'''

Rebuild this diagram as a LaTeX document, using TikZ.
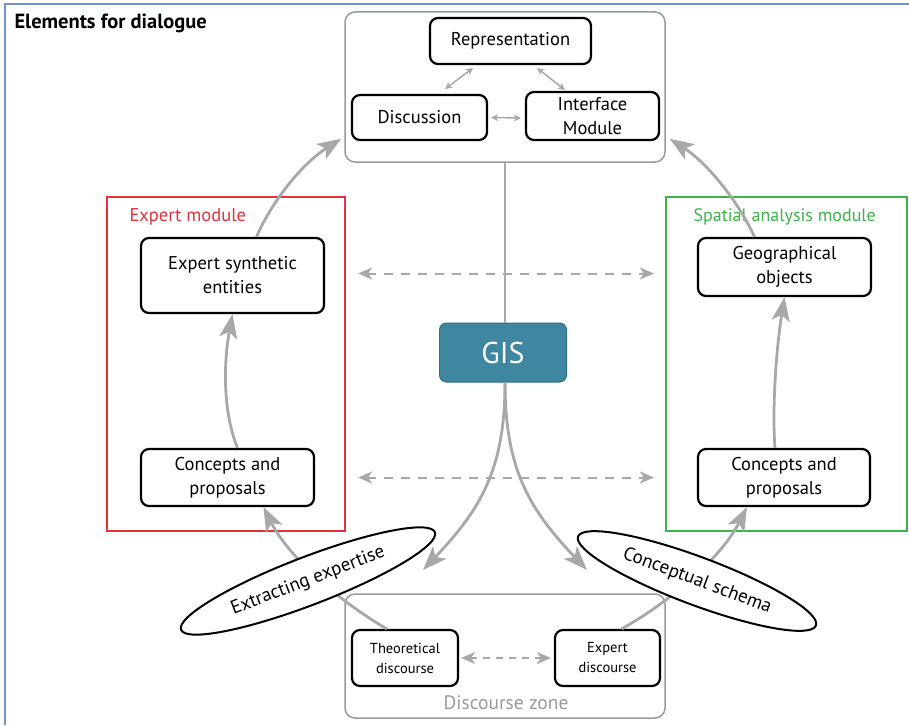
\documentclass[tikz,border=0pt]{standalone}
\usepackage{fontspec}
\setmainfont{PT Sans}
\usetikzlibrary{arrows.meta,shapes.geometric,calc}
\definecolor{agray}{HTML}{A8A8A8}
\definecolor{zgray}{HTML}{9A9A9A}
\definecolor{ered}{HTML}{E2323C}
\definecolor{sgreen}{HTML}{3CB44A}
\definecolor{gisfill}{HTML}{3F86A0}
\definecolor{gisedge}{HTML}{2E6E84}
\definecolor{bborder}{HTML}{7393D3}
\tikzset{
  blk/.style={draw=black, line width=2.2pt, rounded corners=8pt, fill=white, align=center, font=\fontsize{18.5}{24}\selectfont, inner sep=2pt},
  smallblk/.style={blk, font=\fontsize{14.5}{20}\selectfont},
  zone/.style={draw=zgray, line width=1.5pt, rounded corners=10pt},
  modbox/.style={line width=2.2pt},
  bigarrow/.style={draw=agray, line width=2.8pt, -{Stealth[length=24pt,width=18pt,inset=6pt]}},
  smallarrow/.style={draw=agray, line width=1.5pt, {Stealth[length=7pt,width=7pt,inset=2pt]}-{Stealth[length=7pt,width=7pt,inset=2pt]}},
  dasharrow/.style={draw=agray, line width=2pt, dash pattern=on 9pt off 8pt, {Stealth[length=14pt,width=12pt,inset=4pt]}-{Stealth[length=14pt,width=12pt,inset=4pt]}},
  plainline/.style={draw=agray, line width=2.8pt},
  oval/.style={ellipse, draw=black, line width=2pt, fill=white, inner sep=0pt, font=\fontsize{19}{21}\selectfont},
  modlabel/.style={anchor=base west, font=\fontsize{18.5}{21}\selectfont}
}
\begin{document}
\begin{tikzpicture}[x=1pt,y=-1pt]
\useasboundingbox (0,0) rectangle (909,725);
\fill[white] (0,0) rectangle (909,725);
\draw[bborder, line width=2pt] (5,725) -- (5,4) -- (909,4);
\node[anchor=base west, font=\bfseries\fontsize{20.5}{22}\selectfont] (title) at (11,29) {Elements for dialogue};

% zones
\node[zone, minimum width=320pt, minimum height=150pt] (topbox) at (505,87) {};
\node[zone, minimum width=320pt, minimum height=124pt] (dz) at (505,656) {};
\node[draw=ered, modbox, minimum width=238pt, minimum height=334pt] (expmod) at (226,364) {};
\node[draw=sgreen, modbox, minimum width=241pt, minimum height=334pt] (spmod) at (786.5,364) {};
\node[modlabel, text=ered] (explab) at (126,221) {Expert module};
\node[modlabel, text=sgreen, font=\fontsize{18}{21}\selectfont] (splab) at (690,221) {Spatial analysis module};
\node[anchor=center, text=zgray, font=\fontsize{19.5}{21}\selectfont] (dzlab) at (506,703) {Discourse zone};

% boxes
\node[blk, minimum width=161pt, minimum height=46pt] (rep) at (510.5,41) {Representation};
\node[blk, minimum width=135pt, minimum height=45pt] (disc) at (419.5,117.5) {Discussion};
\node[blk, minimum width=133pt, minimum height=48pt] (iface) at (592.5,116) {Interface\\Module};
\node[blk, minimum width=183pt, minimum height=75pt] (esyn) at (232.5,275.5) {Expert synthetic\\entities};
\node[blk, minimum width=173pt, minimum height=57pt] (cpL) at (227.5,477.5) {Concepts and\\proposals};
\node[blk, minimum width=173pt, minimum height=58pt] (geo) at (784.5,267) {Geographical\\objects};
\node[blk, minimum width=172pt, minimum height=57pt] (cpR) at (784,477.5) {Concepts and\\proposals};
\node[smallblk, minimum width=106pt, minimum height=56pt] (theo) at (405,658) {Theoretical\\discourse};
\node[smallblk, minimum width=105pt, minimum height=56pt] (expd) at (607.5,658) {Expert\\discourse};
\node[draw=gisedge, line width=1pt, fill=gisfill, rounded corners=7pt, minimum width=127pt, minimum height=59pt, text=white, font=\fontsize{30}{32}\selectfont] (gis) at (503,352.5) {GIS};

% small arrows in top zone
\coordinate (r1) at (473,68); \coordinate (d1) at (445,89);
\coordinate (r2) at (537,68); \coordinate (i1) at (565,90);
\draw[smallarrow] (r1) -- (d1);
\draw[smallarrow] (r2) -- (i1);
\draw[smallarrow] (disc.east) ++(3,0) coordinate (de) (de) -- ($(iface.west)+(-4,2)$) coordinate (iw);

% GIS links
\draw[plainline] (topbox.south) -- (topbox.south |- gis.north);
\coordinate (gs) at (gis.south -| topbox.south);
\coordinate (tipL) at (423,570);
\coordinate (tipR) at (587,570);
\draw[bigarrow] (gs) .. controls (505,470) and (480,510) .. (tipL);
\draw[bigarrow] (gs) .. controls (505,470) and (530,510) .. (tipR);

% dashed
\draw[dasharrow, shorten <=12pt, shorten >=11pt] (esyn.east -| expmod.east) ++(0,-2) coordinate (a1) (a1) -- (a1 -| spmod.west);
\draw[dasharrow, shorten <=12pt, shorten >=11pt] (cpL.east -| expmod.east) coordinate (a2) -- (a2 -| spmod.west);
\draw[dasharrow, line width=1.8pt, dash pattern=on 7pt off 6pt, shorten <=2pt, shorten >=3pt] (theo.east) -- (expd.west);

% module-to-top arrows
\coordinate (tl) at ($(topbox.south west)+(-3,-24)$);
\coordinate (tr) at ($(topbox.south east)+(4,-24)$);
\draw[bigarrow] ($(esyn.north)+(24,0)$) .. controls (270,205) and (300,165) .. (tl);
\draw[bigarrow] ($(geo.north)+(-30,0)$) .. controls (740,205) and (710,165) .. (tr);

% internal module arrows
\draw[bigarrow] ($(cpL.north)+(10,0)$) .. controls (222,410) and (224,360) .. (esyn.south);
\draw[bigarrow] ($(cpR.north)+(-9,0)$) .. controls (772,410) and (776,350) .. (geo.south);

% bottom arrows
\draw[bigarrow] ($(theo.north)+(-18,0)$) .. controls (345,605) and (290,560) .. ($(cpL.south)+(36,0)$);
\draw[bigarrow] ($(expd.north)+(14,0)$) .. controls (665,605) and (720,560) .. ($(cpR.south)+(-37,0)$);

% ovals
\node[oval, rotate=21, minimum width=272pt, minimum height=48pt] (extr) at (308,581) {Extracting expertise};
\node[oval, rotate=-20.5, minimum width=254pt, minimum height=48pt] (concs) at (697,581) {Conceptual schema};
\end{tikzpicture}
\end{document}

'''

### WHAT THE EXERCISE ASKS
Quote, please, every line of the material above from its start through the line that has "(title) at (11,29)", reproducing the words exactly and dropping any images.

### TASK ANSWER
Rebuild this diagram as a LaTeX document, using TikZ.
\documentclass[tikz,border=0pt]{standalone}
\usepackage{fontspec}
\setmainfont{PT Sans}
\usetikzlibrary{arrows.meta,shapes.geometric,calc}
\definecolor{agray}{HTML}{A8A8A8}
\definecolor{zgray}{HTML}{9A9A9A}
\definecolor{ered}{HTML}{E2323C}
\definecolor{sgreen}{HTML}{3CB44A}
\definecolor{gisfill}{HTML}{3F86A0}
\definecolor{gisedge}{HTML}{2E6E84}
\definecolor{bborder}{HTML}{7393D3}
\tikzset{
  blk/.style={draw=black, line width=2.2pt, rounded corners=8pt, fill=white, align=center, font=\fontsize{18.5}{24}\selectfont, inner sep=2pt},
  smallblk/.style={blk, font=\fontsize{14.5}{20}\selectfont},
  zone/.style={draw=zgray, line width=1.5pt, rounded corners=10pt},
  modbox/.style={line width=2.2pt},
  bigarrow/.style={draw=agray, line width=2.8pt, -{Stealth[length=24pt,width=18pt,inset=6pt]}},
  smallarrow/.style={draw=agray, line width=1.5pt, {Stealth[length=7pt,width=7pt,inset=2pt]}-{Stealth[length=7pt,width=7pt,inset=2pt]}},
  dasharrow/.style={draw=agray, line width=2pt, dash pattern=on 9pt off 8pt, {Stealth[length=14pt,width=12pt,inset=4pt]}-{Stealth[length=14pt,width=12pt,inset=4pt]}},
  plainline/.style={draw=agray, line width=2.8pt},
  oval/.style={ellipse, draw=black, line width=2pt, fill=white, inner sep=0pt, font=\fontsize{19}{21}\selectfont},
  modlabel/.style={anchor=base west, font=\fontsize{18.5}{21}\selectfont}
}
\begin{document}
\begin{tikzpicture}[x=1pt,y=-1pt]
\useasboundingbox (0,0) rectangle (909,725);
\fill[white] (0,0) rectangle (909,725);
\draw[bborder, line width=2pt] (5,725) -- (5,4) -- (909,4);
\node[anchor=base west, font=\bfseries\fontsize{20.5}{22}\selectfont] (title) at (11,29) {Elements for dialogue};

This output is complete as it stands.